Written task: Your copy of the material below should match it exactly, except that it holds no pictures.

--- START OF Supplied material ---

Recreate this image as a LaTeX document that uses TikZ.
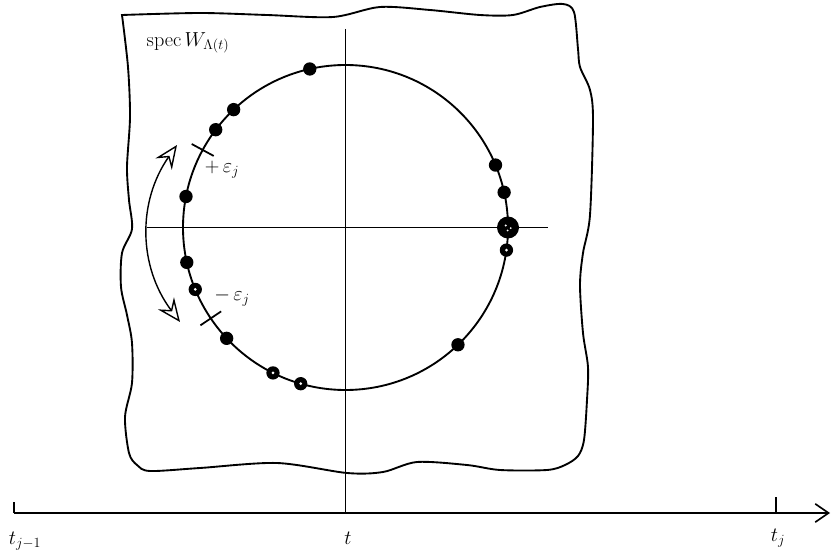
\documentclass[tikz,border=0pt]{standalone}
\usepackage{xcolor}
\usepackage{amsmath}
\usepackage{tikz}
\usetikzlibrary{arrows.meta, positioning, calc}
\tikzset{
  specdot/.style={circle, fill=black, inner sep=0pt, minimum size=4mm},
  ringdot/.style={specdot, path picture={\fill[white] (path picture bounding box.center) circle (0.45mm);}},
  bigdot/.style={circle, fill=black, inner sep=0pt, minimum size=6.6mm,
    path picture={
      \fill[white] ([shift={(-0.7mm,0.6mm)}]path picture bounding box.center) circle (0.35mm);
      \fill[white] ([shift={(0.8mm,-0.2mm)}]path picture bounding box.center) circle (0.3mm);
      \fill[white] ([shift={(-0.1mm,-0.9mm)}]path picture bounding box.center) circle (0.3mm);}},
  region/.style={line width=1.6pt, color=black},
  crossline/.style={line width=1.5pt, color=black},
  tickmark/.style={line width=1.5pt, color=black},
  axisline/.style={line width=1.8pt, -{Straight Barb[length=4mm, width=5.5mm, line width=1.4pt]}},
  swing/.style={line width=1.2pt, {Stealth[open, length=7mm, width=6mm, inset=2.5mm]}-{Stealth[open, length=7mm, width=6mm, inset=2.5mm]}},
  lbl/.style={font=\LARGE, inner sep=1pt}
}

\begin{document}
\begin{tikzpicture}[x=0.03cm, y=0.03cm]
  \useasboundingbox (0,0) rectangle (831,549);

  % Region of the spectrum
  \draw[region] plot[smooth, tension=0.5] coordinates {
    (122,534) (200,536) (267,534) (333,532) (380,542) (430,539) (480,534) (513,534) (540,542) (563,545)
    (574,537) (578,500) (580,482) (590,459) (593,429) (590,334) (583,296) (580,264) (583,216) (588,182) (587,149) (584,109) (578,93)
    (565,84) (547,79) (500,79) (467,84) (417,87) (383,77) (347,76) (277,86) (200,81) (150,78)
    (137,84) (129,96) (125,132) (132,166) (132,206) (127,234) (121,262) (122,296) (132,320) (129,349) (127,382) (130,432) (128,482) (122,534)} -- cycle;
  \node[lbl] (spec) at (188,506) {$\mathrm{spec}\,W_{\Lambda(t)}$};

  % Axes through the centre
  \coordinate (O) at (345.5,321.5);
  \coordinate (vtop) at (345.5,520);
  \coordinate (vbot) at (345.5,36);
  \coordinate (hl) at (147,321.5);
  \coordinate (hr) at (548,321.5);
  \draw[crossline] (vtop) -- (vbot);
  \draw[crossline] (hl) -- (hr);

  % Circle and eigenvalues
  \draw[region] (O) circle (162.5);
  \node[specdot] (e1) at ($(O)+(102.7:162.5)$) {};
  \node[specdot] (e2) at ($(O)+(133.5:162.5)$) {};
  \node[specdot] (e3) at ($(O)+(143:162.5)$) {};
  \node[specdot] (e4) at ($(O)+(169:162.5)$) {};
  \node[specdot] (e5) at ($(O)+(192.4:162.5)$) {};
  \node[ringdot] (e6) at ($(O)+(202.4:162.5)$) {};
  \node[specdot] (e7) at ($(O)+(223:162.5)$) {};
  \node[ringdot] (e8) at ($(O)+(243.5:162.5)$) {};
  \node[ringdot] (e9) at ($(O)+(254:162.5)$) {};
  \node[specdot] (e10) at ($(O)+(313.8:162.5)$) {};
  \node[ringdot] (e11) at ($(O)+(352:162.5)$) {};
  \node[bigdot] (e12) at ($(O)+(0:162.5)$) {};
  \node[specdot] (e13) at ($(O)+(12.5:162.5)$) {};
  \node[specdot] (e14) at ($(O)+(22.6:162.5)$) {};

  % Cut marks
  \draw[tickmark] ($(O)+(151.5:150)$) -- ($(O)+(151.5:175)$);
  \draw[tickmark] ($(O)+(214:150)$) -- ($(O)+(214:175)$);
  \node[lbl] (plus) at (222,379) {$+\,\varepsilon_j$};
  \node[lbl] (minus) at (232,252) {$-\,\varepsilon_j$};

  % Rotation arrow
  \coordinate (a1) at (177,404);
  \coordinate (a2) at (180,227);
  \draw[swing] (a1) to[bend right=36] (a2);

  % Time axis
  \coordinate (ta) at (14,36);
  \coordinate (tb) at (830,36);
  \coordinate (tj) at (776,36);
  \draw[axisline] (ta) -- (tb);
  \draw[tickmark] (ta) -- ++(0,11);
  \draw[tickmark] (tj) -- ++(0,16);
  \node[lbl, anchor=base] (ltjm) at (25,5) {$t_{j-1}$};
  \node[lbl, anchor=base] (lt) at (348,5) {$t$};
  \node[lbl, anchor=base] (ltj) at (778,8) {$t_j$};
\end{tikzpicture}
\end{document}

--- END OF Supplied material ---

Worked answer:
Recreate this image as a LaTeX document that uses TikZ.
\documentclass[tikz,border=0pt]{standalone}
\usepackage{xcolor}
\usepackage{amsmath}
\usepackage{tikz}
\usetikzlibrary{arrows.meta, positioning, calc}
\tikzset{
  specdot/.style={circle, fill=black, inner sep=0pt, minimum size=4mm},
  ringdot/.style={specdot, path picture={\fill[white] (path picture bounding box.center) circle (0.45mm);}},
  bigdot/.style={circle, fill=black, inner sep=0pt, minimum size=6.6mm,
    path picture={
      \fill[white] ([shift={(-0.7mm,0.6mm)}]path picture bounding box.center) circle (0.35mm);
      \fill[white] ([shift={(0.8mm,-0.2mm)}]path picture bounding box.center) circle (0.3mm);
      \fill[white] ([shift={(-0.1mm,-0.9mm)}]path picture bounding box.center) circle (0.3mm);}},
  region/.style={line width=1.6pt, color=black},
  crossline/.style={line width=1.5pt, color=black},
  tickmark/.style={line width=1.5pt, color=black},
  axisline/.style={line width=1.8pt, -{Straight Barb[length=4mm, width=5.5mm, line width=1.4pt]}},
  swing/.style={line width=1.2pt, {Stealth[open, length=7mm, width=6mm, inset=2.5mm]}-{Stealth[open, length=7mm, width=6mm, inset=2.5mm]}},
  lbl/.style={font=\LARGE, inner sep=1pt}
}

\begin{document}
\begin{tikzpicture}[x=0.03cm, y=0.03cm]
  \useasboundingbox (0,0) rectangle (831,549);

  % Region of the spectrum
  \draw[region] plot[smooth, tension=0.5] coordinates {
    (122,534) (200,536) (267,534) (333,532) (380,542) (430,539) (480,534) (513,534) (540,542) (563,545)
    (574,537) (578,500) (580,482) (590,459) (593,429) (590,334) (583,296) (580,264) (583,216) (588,182) (587,149) (584,109) (578,93)
    (565,84) (547,79) (500,79) (467,84) (417,87) (383,77) (347,76) (277,86) (200,81) (150,78)
    (137,84) (129,96) (125,132) (132,166) (132,206) (127,234) (121,262) (122,296) (132,320) (129,349) (127,382) (130,432) (128,482) (122,534)} -- cycle;
  \node[lbl] (spec) at (188,506) {$\mathrm{spec}\,W_{\Lambda(t)}$};

  % Axes through the centre
  \coordinate (O) at (345.5,321.5);
  \coordinate (vtop) at (345.5,520);
  \coordinate (vbot) at (345.5,36);
  \coordinate (hl) at (147,321.5);
  \coordinate (hr) at (548,321.5);
  \draw[crossline] (vtop) -- (vbot);
  \draw[crossline] (hl) -- (hr);

  % Circle and eigenvalues
  \draw[region] (O) circle (162.5);
  \node[specdot] (e1) at ($(O)+(102.7:162.5)$) {};
  \node[specdot] (e2) at ($(O)+(133.5:162.5)$) {};
  \node[specdot] (e3) at ($(O)+(143:162.5)$) {};
  \node[specdot] (e4) at ($(O)+(169:162.5)$) {};
  \node[specdot] (e5) at ($(O)+(192.4:162.5)$) {};
  \node[ringdot] (e6) at ($(O)+(202.4:162.5)$) {};
  \node[specdot] (e7) at ($(O)+(223:162.5)$) {};
  \node[ringdot] (e8) at ($(O)+(243.5:162.5)$) {};
  \node[ringdot] (e9) at ($(O)+(254:162.5)$) {};
  \node[specdot] (e10) at ($(O)+(313.8:162.5)$) {};
  \node[ringdot] (e11) at ($(O)+(352:162.5)$) {};
  \node[bigdot] (e12) at ($(O)+(0:162.5)$) {};
  \node[specdot] (e13) at ($(O)+(12.5:162.5)$) {};
  \node[specdot] (e14) at ($(O)+(22.6:162.5)$) {};

  % Cut marks
  \draw[tickmark] ($(O)+(151.5:150)$) -- ($(O)+(151.5:175)$);
  \draw[tickmark] ($(O)+(214:150)$) -- ($(O)+(214:175)$);
  \node[lbl] (plus) at (222,379) {$+\,\varepsilon_j$};
  \node[lbl] (minus) at (232,252) {$-\,\varepsilon_j$};

  % Rotation arrow
  \coordinate (a1) at (177,404);
  \coordinate (a2) at (180,227);
  \draw[swing] (a1) to[bend right=36] (a2);

  % Time axis
  \coordinate (ta) at (14,36);
  \coordinate (tb) at (830,36);
  \coordinate (tj) at (776,36);
  \draw[axisline] (ta) -- (tb);
  \draw[tickmark] (ta) -- ++(0,11);
  \draw[tickmark] (tj) -- ++(0,16);
  \node[lbl, anchor=base] (ltjm) at (25,5) {$t_{j-1}$};
  \node[lbl, anchor=base] (lt) at (348,5) {$t$};
  \node[lbl, anchor=base] (ltj) at (778,8) {$t_j$};
\end{tikzpicture}
\end{document}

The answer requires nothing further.